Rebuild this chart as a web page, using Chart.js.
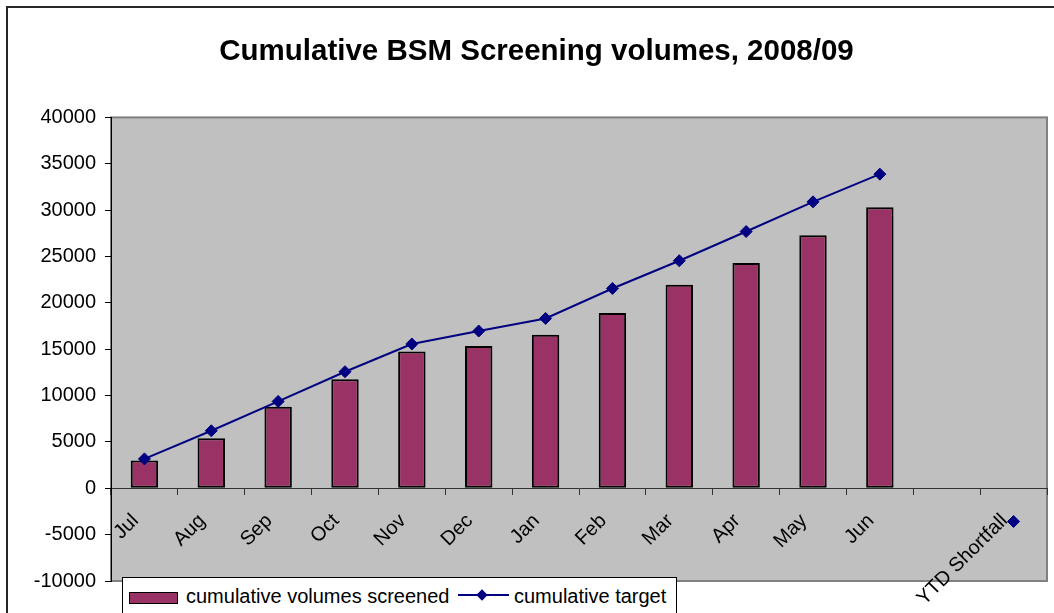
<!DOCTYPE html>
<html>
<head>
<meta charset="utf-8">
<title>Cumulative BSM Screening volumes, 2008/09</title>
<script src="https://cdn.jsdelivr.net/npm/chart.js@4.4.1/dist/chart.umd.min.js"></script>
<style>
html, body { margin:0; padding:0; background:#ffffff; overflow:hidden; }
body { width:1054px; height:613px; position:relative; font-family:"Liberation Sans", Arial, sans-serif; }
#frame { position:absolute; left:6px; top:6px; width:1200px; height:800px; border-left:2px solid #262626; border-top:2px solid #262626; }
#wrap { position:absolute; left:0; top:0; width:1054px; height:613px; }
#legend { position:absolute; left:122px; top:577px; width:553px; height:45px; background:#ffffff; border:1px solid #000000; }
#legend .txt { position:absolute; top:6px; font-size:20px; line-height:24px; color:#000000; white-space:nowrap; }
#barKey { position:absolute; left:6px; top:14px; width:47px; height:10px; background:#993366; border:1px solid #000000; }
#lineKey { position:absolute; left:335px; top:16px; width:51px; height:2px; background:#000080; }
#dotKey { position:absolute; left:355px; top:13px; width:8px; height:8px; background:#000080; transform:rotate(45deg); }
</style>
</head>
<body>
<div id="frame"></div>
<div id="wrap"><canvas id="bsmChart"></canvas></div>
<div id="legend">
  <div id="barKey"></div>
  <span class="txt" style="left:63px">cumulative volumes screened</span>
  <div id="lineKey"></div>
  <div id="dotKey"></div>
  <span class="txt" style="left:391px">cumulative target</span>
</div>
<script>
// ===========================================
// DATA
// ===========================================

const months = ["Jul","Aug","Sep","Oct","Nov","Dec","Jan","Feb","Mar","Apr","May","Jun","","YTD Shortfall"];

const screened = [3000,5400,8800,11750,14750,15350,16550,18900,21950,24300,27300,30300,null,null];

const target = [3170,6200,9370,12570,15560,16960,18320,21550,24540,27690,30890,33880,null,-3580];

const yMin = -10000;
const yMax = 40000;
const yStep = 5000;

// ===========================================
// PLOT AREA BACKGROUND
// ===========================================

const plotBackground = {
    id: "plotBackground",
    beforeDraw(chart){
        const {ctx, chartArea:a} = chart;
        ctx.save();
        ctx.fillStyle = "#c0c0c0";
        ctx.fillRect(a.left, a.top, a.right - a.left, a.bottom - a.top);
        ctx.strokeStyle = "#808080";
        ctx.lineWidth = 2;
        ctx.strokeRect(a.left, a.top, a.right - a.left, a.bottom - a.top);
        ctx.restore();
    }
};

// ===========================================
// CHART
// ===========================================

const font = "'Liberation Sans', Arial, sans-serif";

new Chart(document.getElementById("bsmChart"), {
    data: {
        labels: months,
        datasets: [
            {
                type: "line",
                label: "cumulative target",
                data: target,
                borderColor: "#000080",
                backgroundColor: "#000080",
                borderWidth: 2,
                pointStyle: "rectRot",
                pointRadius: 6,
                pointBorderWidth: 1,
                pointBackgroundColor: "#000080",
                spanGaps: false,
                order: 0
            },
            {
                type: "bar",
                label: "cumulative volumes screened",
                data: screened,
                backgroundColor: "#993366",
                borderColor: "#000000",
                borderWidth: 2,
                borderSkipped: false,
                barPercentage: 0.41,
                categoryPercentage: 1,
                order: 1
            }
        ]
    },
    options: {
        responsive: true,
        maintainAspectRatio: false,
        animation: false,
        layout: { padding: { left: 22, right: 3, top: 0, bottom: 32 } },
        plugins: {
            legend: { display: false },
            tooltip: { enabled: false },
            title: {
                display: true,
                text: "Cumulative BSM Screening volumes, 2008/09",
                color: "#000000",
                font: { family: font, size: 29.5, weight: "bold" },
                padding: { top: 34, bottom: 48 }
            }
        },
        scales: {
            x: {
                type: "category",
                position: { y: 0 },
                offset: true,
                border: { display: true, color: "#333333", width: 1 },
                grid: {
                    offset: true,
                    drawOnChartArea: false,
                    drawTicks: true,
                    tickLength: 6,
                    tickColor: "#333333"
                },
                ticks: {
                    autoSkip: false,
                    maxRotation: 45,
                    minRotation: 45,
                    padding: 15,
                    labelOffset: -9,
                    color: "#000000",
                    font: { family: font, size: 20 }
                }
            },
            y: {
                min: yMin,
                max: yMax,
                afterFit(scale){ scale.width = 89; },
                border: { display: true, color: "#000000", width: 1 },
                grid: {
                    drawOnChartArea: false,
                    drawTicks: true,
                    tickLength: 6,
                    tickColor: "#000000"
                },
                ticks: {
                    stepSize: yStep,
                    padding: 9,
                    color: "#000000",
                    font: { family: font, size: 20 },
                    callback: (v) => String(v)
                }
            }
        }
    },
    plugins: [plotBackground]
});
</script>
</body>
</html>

- **Task requirements**
All the material shown above is to be copied exactly, with no pictures carried over.

- **Answer to the exercise**
Rebuild this chart as a web page, using Chart.js.
<!DOCTYPE html>
<html>
<head>
<meta charset="utf-8">
<title>Cumulative BSM Screening volumes, 2008/09</title>
<script src="https://cdn.jsdelivr.net/npm/chart.js@4.4.1/dist/chart.umd.min.js"></script>
<style>
html, body { margin:0; padding:0; background:#ffffff; overflow:hidden; }
body { width:1054px; height:613px; position:relative; font-family:"Liberation Sans", Arial, sans-serif; }
#frame { position:absolute; left:6px; top:6px; width:1200px; height:800px; border-left:2px solid #262626; border-top:2px solid #262626; }
#wrap { position:absolute; left:0; top:0; width:1054px; height:613px; }
#legend { position:absolute; left:122px; top:577px; width:553px; height:45px; background:#ffffff; border:1px solid #000000; }
#legend .txt { position:absolute; top:6px; font-size:20px; line-height:24px; color:#000000; white-space:nowrap; }
#barKey { position:absolute; left:6px; top:14px; width:47px; height:10px; background:#993366; border:1px solid #000000; }
#lineKey { position:absolute; left:335px; top:16px; width:51px; height:2px; background:#000080; }
#dotKey { position:absolute; left:355px; top:13px; width:8px; height:8px; background:#000080; transform:rotate(45deg); }
</style>
</head>
<body>
<div id="frame"></div>
<div id="wrap"><canvas id="bsmChart"></canvas></div>
<div id="legend">
  <div id="barKey"></div>
  <span class="txt" style="left:63px">cumulative volumes screened</span>
  <div id="lineKey"></div>
  <div id="dotKey"></div>
  <span class="txt" style="left:391px">cumulative target</span>
</div>
<script>
// ===========================================
// DATA
// ===========================================

const months = ["Jul","Aug","Sep","Oct","Nov","Dec","Jan","Feb","Mar","Apr","May","Jun","","YTD Shortfall"];

const screened = [3000,5400,8800,11750,14750,15350,16550,18900,21950,24300,27300,30300,null,null];

const target = [3170,6200,9370,12570,15560,16960,18320,21550,24540,27690,30890,33880,null,-3580];

const yMin = -10000;
const yMax = 40000;
const yStep = 5000;

// ===========================================
// PLOT AREA BACKGROUND
// ===========================================

const plotBackground = {
    id: "plotBackground",
    beforeDraw(chart){
        const {ctx, chartArea:a} = chart;
        ctx.save();
        ctx.fillStyle = "#c0c0c0";
        ctx.fillRect(a.left, a.top, a.right - a.left, a.bottom - a.top);
        ctx.strokeStyle = "#808080";
        ctx.lineWidth = 2;
        ctx.strokeRect(a.left, a.top, a.right - a.left, a.bottom - a.top);
        ctx.restore();
    }
};

// ===========================================
// CHART
// ===========================================

const font = "'Liberation Sans', Arial, sans-serif";

new Chart(document.getElementById("bsmChart"), {
    data: {
        labels: months,
        datasets: [
            {
                type: "line",
                label: "cumulative target",
                data: target,
                borderColor: "#000080",
                backgroundColor: "#000080",
                borderWidth: 2,
                pointStyle: "rectRot",
                pointRadius: 6,
                pointBorderWidth: 1,
                pointBackgroundColor: "#000080",
                spanGaps: false,
                order: 0
            },
            {
                type: "bar",
                label: "cumulative volumes screened",
                data: screened,
                backgroundColor: "#993366",
                borderColor: "#000000",
                borderWidth: 2,
                borderSkipped: false,
                barPercentage: 0.41,
                categoryPercentage: 1,
                order: 1
            }
        ]
    },
    options: {
        responsive: true,
        maintainAspectRatio: false,
        animation: false,
        layout: { padding: { left: 22, right: 3, top: 0, bottom: 32 } },
        plugins: {
            legend: { display: false },
            tooltip: { enabled: false },
            title: {
                display: true,
                text: "Cumulative BSM Screening volumes, 2008/09",
                color: "#000000",
                font: { family: font, size: 29.5, weight: "bold" },
                padding: { top: 34, bottom: 48 }
            }
        },
        scales: {
            x: {
                type: "category",
                position: { y: 0 },
                offset: true,
                border: { display: true, color: "#333333", width: 1 },
                grid: {
                    offset: true,
                    drawOnChartArea: false,
                    drawTicks: true,
                    tickLength: 6,
                    tickColor: "#333333"
                },
                ticks: {
                    autoSkip: false,
                    maxRotation: 45,
                    minRotation: 45,
                    padding: 15,
                    labelOffset: -9,
                    color: "#000000",
                    font: { family: font, size: 20 }
                }
            },
            y: {
                min: yMin,
                max: yMax,
                afterFit(scale){ scale.width = 89; },
                border: { display: true, color: "#000000", width: 1 },
                grid: {
                    drawOnChartArea: false,
                    drawTicks: true,
                    tickLength: 6,
                    tickColor: "#000000"
                },
                ticks: {
                    stepSize: yStep,
                    padding: 9,
                    color: "#000000",
                    font: { family: font, size: 20 },
                    callback: (v) => String(v)
                }
            }
        }
    },
    plugins: [plotBackground]
});
</script>
</body>
</html>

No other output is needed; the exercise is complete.